Here is the Wiki entry on the Railsback Curve:

http://en.wikipedia.org/wiki/Railsback_curve


When using electronic tone generators to create specific notes your frequency analyzer will display one spike on the Frequency/Amplitude graph. However these types of notes are uninteresting and unpleasant like the holding pattern on a television after the broadcast day is finished. When you look at the graph while it is processing the note from a musical instrument such as a piano there will be multiple spikes across the frequency spectrum with the main note being the tallest amplitude spike. This main spike is the "fundamental tone". The extra spikes represent the Harmonics or Overtones of a sound and are why different instruments (and sounds in general) don't just sound like a long, robotic beep. This is also sometimes referred to as "Timbre" (pronounced tam-ber). Without these harmonics/overtones music and life in general would be very tonally boring. When using an equalizer it is important to be aware of these overtones. If you turn these frequencies up or down in the wrong way you can make things sound worse when the goal is to make them sound better. Also if you pay close attention you may see that the more prominent overtones may fall under the frequencies of other musical notes that relate to the fundamental tone (like a diatonic 4th or 5th interval).

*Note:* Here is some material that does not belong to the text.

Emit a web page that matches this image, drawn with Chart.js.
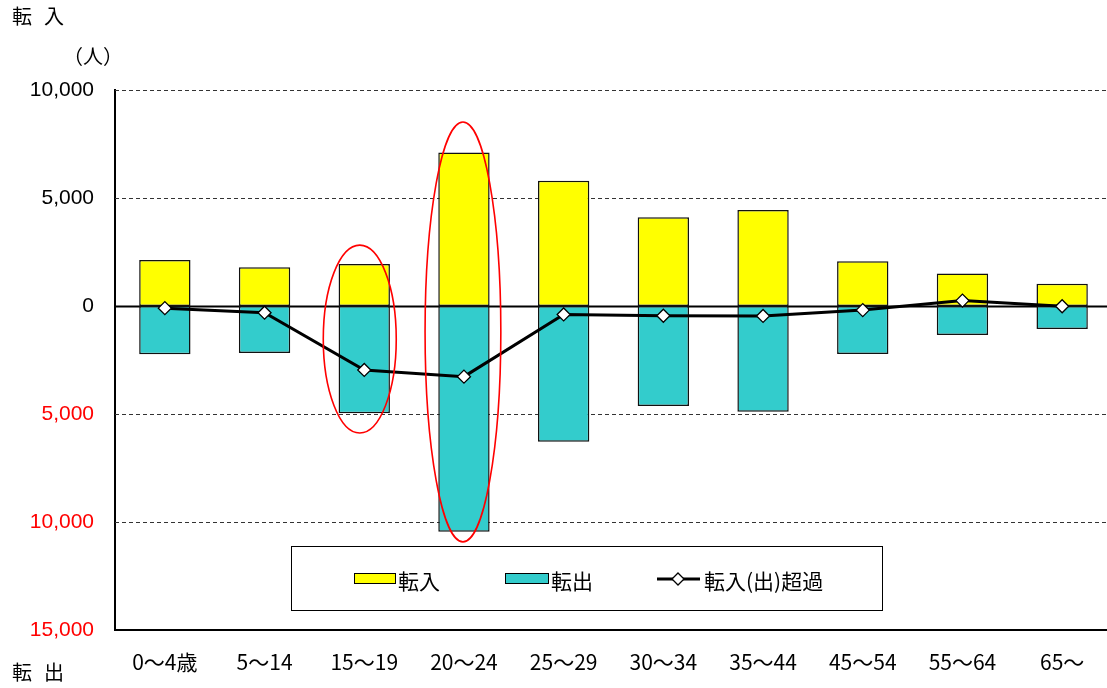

One fascinating study I did was to find the source freq. of a bass (sweeping a narrow Q) and then did a narrow Q boost on it AND it's harmonics (EG 50,100,200,400,800,1600) and pulled the rest down.
Then I pulled those freqs down on other trax.
It makes an incredibly clear, punchy bass without masking or gain.

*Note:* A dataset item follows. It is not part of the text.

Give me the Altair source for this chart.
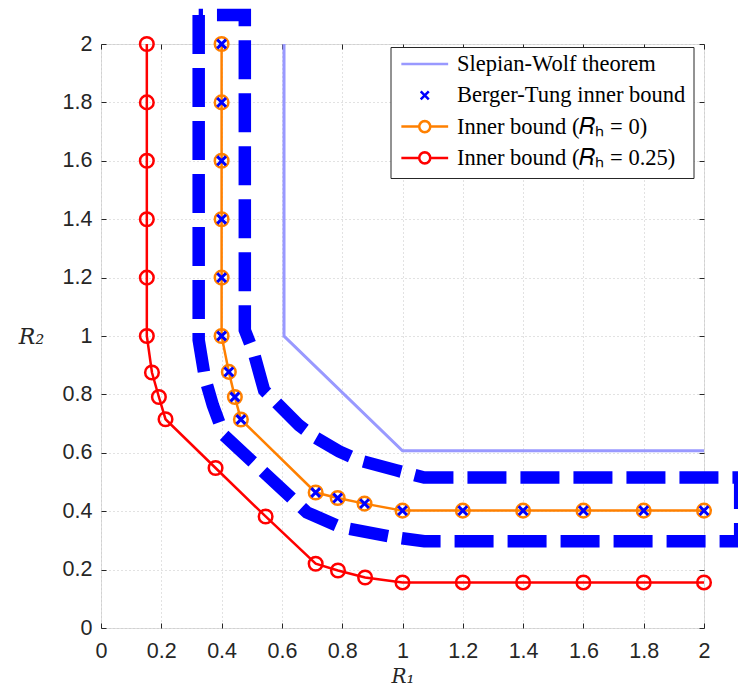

Probably should have included the following as well and in fact I'd like to post the my entire entry on EQing but it is pages upon pages of material so I'll just leave it at this for now....
 
EQ FILTERS

An EQ allows you to "boost" (increase the decibel level) or "attenuate" (lower the decibel level) of specific sections of the frequency spectrum. By doing this you can alter the sound of the audio signal to accentuate desirable tones and their related overtones or reduce/remove undesirable tones/overtones. This is especially important when dealing with many sounds/instruments playing at once because when there is overlap of two signals on the frequency spectrum they can interfere with each other. This can make things sound muddy or completely hide parts of the audio signal. Sometimes an unneeded frequency of one instrument will interfere with a desirable frequency of another. So you would reduce or remove the unneeded frequency by using the EQ to "filter" out that part of the signal's frequency range.

These filters are also called "bands" and are essentially like volume knobs that control a specific part of the frequency range. You can turn them up or down. Some EQ's only have one band (like a Tone knob on your stereo). Many EQs however have multiple bands (like a multi band EQ module you'd put in your stereo system's chain) and those multi band style EQs will generally be what you'd use while mixing audio. This way you have far more control over the signal.

M Glenn... Yes indeed. It is such an amazing subject and EQ is so full of possibilities I get excited just thinking about it. Looking at this document I made while watching the G3 vid is making me want to jump right into mixing my album but I have a ton of time correction, editing and overdubs to do before I get to that. *sigh*
 

It is that we are talking about logarithmic scale instead of a linear one that makes it confusing? I can't follow what logic or common sense is being employed in the original post.

I understand the confusion... or I think I do. I think konradh is looking at the "fundamental tones" and their place on the frequency spectrum and wondering why adjusting seemingly unrelated frequencies would have such a drastic effect on the sound. The simple answer would be that they are very much related because there is more than just that fundamental tone in play. If it were just the fundamental tone then all we'd hear is just a mechanical sounding "beeeep".
 
I may be terribly wrong but I know that used to confuse the heck out of me as well.